When you start a business, you wear every hat. These ‘hats’ might include:
- managing director
- sales and marketing
- product design
- service delivery
- finance and accounting
- sorting out the post
- doing the photocopying (showing my age there!)
As you take on employees, so you give away these hats one at a time. Some will be given away willingly; others you may find you need to give away as you become busier and busier.
As you pass on each hat, you will hopefully be doing so to a person that you have assessed as being suitable, who you trust to wear the hat instead of you. They should ideally be better at the job than you were, as you only performed the role because there was no one else around to do it.
You are then left with the jobs that you enjoy and are best at.
Often, however, those hats are handed over to whoever is available. As a consequence, the hats you are left with are not always the ones you enjoy – and, just maybe, are not best suited for.
Which leads me to ask the question – if you interviewed yourself for your current job, would you get it?
Roles And Responsibilities
One activity all companies should undergo every once in a while, is a roles and responsibilities exercise. This is especially true of companies which are still founder owned.
This exercise involves:
- writing down all the things that need to be done within the business
- grouping them into roles
- summarising the skills and attributes required of the ideal person to perform that role
- comparing this with the people currently in those roles
Not only does this provide a gap analysis between what the business needs versus what it has, it also sets the criteria for interviewing for future roles.
The Interview Process
At its heart, interviewing is very simple. You identify the skills and attributes of the role you want someone to perform. Then you ask questions of the interviewee to ascertain if they hold those skills and attributes.
Interviewing should be less a test or an ordeal and much more about seeing if someone would be the ideal fit for the role. An interview isn’t something to pass or fail, but an assessment by both parties on suitability.
Given this process of giving away ‘hats’ as the business grows, therefore, the roles and responsibilities exercise should also be applied to the founder.
If you are an owner and founder, try this exercise.
Step 1: Write down everything you do for a few weeks. No need to duplicate – after a week or more, you may find that you don’t add much to the list
Step 2: Can you group these tasks into roles? You may have some tasks left over that don’t fit into an obvious role.

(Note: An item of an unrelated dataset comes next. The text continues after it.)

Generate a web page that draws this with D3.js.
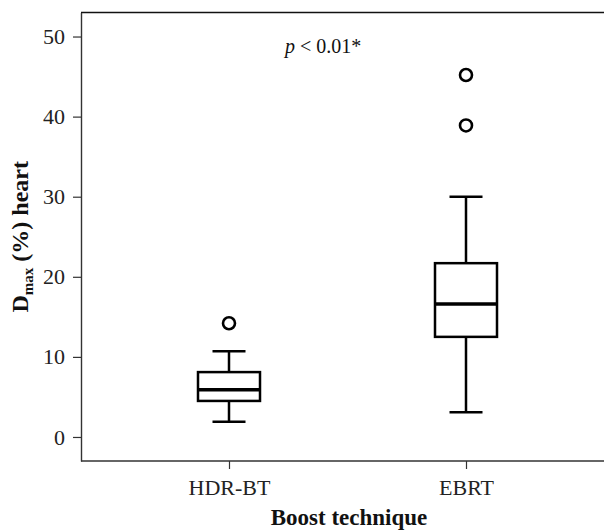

Step 3: Sit down with those roles and tasks, and ask yourself these questions:
- Do you enjoy what you do?
- Are you best suited to what you do?
- Is there anything you want to do but you can’t because you are too busy doing these roles?
You’re the boss – why not spend your time doing what you enjoy and are good at?
Making Yourself The Least Important Person In The Business
There is one other criterion you may wish to apply to this list. If you left the business, who would perform these tasks?
As we say at the Eternal Business Consultancy, one of the main objectives of every business owner is to make themselves the least important person in their business. If you are the most important, you can’t leave.
Given this, what are the tasks that you might start giving away to others? In the short term, this could increase your enjoyment, as you being to focus on doing the things that you want to do.
In the medium and longer term, this becomes your succession plan.